Эти двое тогда действительно сливались в один тандем и во многом были похожи, всю историю ВЧК в 1917–1922 годах они возглавляли эту службу. Только с 1920 года Петерс несколько отходит на второй план после споров с Дзержинским, его на посту первого зама председателя ВЧК заменяют на гораздо менее фанатичного Иосифа Уншлихта и затем направляют с понижением руководить ЧК в Туркестанском крае. За эти несколько бурных лет, когда каждый год по насыщенности его событиями шел за десяток иных мирных, состав коллегии, руководящей всероссийской ЧК, сменился несколько раз, там побывало свыше четырех десятков чекистов. И только три человека состояли членами всех составов коллегии ВЧК: Дзержинский и два его ближайших заместителя Петерс с Ксенофонтовым.
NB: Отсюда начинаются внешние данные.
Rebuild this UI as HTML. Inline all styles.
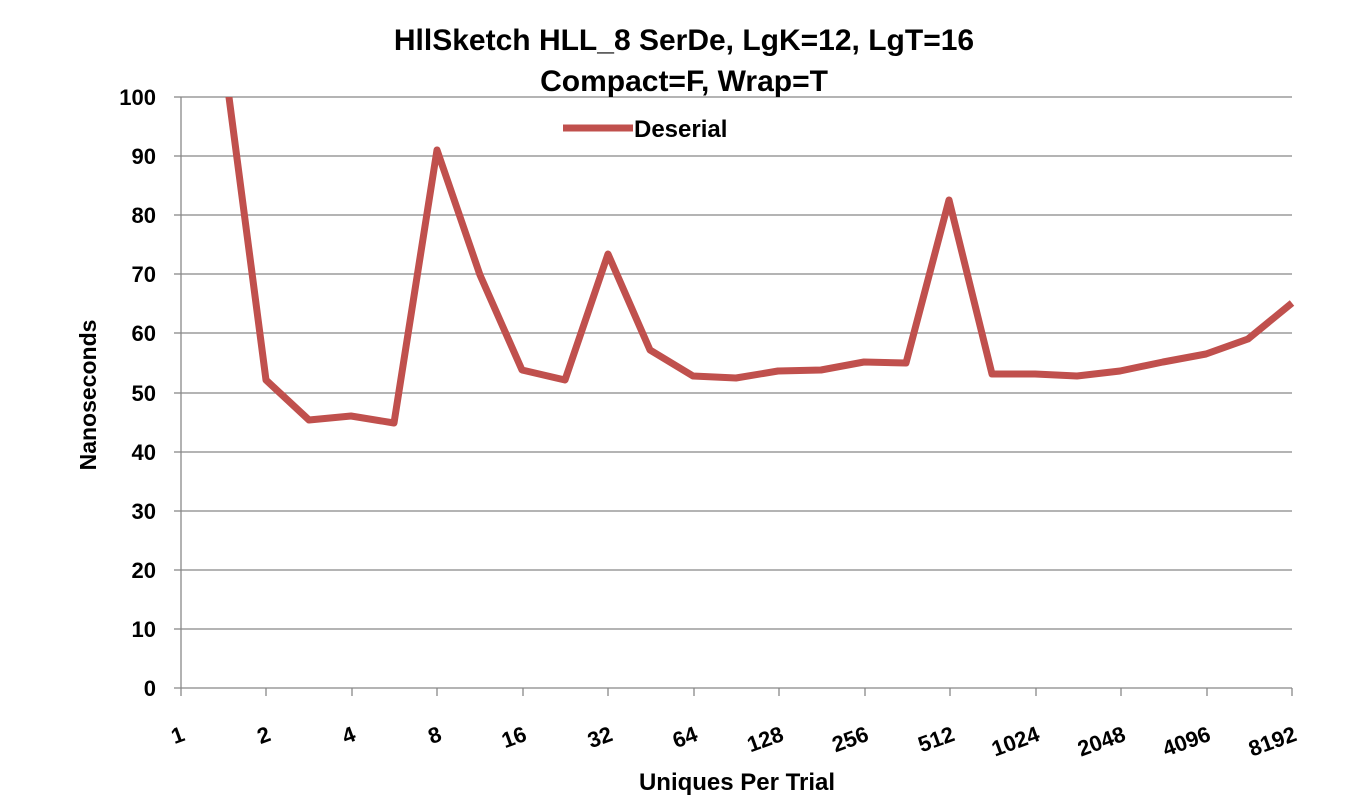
<!DOCTYPE html>
<html><head><style>body{margin:0;background:#fff}svg{display:block}</style></head><body>
<svg width="1353" height="800" xmlns="http://www.w3.org/2000/svg" font-family="Liberation Sans, sans-serif" font-weight="bold">
<defs><clipPath id="c"><rect x="181" y="97" width="1115" height="595"/></clipPath></defs>
<g stroke="#888" stroke-width="1.3">
<line x1="181" y1="97" x2="1292" y2="97"/><line x1="181" y1="156" x2="1292" y2="156"/><line x1="181" y1="215" x2="1292" y2="215"/><line x1="181" y1="274" x2="1292" y2="274"/><line x1="181" y1="333" x2="1292" y2="333"/><line x1="181" y1="393" x2="1292" y2="393"/><line x1="181" y1="452" x2="1292" y2="452"/><line x1="181" y1="511" x2="1292" y2="511"/><line x1="181" y1="570" x2="1292" y2="570"/><line x1="181" y1="629" x2="1292" y2="629"/>
<line x1="174" y1="688" x2="1292" y2="688"/><line x1="181" y1="97" x2="181" y2="688"/>
<line x1="174" y1="97" x2="181" y2="97"/><line x1="174" y1="156" x2="181" y2="156"/><line x1="174" y1="215" x2="181" y2="215"/><line x1="174" y1="274" x2="181" y2="274"/><line x1="174" y1="333" x2="181" y2="333"/><line x1="174" y1="393" x2="181" y2="393"/><line x1="174" y1="452" x2="181" y2="452"/><line x1="174" y1="511" x2="181" y2="511"/><line x1="174" y1="570" x2="181" y2="570"/><line x1="174" y1="629" x2="181" y2="629"/>
<line x1="181" y1="688" x2="181" y2="696"/><line x1="266" y1="688" x2="266" y2="696"/><line x1="352" y1="688" x2="352" y2="696"/><line x1="437" y1="688" x2="437" y2="696"/><line x1="523" y1="688" x2="523" y2="696"/><line x1="608" y1="688" x2="608" y2="696"/><line x1="694" y1="688" x2="694" y2="696"/><line x1="779" y1="688" x2="779" y2="696"/><line x1="865" y1="688" x2="865" y2="696"/><line x1="950" y1="688" x2="950" y2="696"/><line x1="1036" y1="688" x2="1036" y2="696"/><line x1="1121" y1="688" x2="1121" y2="696"/><line x1="1207" y1="688" x2="1207" y2="696"/><line x1="1292" y1="688" x2="1292" y2="696"/>
</g>
<g font-size="22" text-anchor="end" fill="#000">
<text x="156" y="105">100</text><text x="156" y="164">90</text><text x="156" y="223">80</text><text x="156" y="282">70</text><text x="156" y="341">60</text><text x="156" y="401">50</text><text x="156" y="460">40</text><text x="156" y="519">30</text><text x="156" y="578">20</text><text x="156" y="637">10</text><text x="156" y="696">0</text>
</g>
<g font-size="22" text-anchor="end" fill="#000">
<text transform="translate(186,740) rotate(-20)">1</text>
<text transform="translate(272,740) rotate(-20)">2</text>
<text transform="translate(357,740) rotate(-20)">4</text>
<text transform="translate(443,740) rotate(-20)">8</text>
<text transform="translate(528,740) rotate(-20)">16</text>
<text transform="translate(614,740) rotate(-20)">32</text>
<text transform="translate(699,740) rotate(-20)">64</text>
<text transform="translate(785,740) rotate(-20)">128</text>
<text transform="translate(870,740) rotate(-20)">256</text>
<text transform="translate(956,740) rotate(-20)">512</text>
<text transform="translate(1041,740) rotate(-20)">1024</text>
<text transform="translate(1127,740) rotate(-20)">2048</text>
<text transform="translate(1212,740) rotate(-20)">4096</text>
<text transform="translate(1298,740) rotate(-20)">8192</text>
</g>
<polyline clip-path="url(#c)" fill="none" stroke="#C0504D" stroke-width="7" stroke-linejoin="round" points="224,59 266,380 309,420 351,416 394,423 437,150 480,275 522,370 565,380 608,254 650,350 693,376 736,378 778,371 821,370 864,362 906,363 949,200 992,374 1035,374 1077,376 1120,371 1163,362 1206,354 1248,339 1292,303"/>
<line x1="563" y1="128" x2="633" y2="128" stroke="#C0504D" stroke-width="7"/>
<text x="634" y="137" font-size="24">Deserial</text>
<g font-size="30" text-anchor="middle">
<text x="684" y="50">HllSketch HLL_8 SerDe, LgK=12, LgT=16</text>
<text x="684" y="91">Compact=F, Wrap=T</text>
</g>
<text x="737" y="790" font-size="24" text-anchor="middle">Uniques Per Trial</text>
<text transform="translate(96,395) rotate(-90)" font-size="23" text-anchor="middle">Nanoseconds</text>
</svg>
</body></html>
Остальные главные руководители первого поколения чекистов в разные годы то появлялись в коллегии, то выбывали из нее в связи с отправкой их на усиление ЧК на фронты Гражданской или на другую партийную работу: Аверин, Манцев, Лацис, Полукаров, Фомин, Пузырев, Яковлева, Кедров, Аванесов, Уралов, Пульяновский, Медведь, Менжинский, Эйдук, Корнев, Ягода, Мессинг, Чугурин, Ковылкин, Жиделев и др. И только эти трое всегда на месте и у руля ЧК, как в Древнем Риме его республиканского периода им управляли тройки «триумвиров». Хотя в чекистском триумвирате, в отличие от древнеримского, Дзержинский по своему месту все же был почти императором, а Петерс с Ксенофонтовым – верными проконсулами при нем. Самим же им, безусловно, ленинское сравнение с Робеспьером и Сен-Жюстом понравилось бы больше. И если Дзержинский с Ксенофонтовым не повторили в точности пути Робеспьера, умерев своей смертью в один, 1926 год, то Петерс, которому Железный Феликс перед смертью завещал хранить в органах госбезопасности дух той первой ЧК, путь Сен-Жюста прошел до конца, сам в итоге став жертвой им же запускаемой машины чекистского террора. Сталин, на людях подчеркивая свое неизменное уважение к Петерсу, именуя его пафосно «последним романтиком революции», постепенно убрал Петерса из госбезопасности, а затем и его в свой час отправил на заклание. Бывшие коллеги по ЧК, именуемой теперь НКВД, пришли в 1938 году к советскому Сен-Жюсту домой, раздавив при обыске ногами его ордена, и увезли в подвалы так знакомой ему Лубянки, где в апреле этого года Яков Петерс был расстрелян.
Кровавые годы
Официальный «красный террор» длился с 1918 по 1920 год, всю самую активную фазу Гражданской войны в России. Осенью 1918 года по обеим российским столицам и по провинции прокатилась лишь первая массовая его волна, уничтожавшая по расстрельным спискам заложников из числа бывших царских чиновников, офицеров, священников, не принимавшую новую власть интеллигенцию и множество зачастую случайных людей, попавших при чекистских облавах в жернова этой кровавой мельницы. Здесь становилось все меньше логики, зачастую выбор жертв уже зависел от подхода местных чекистов конкретной губернии, например считать ли «контрой» студентов и гимназисток либо ограничиться только бывшими офицерами и полицейскими.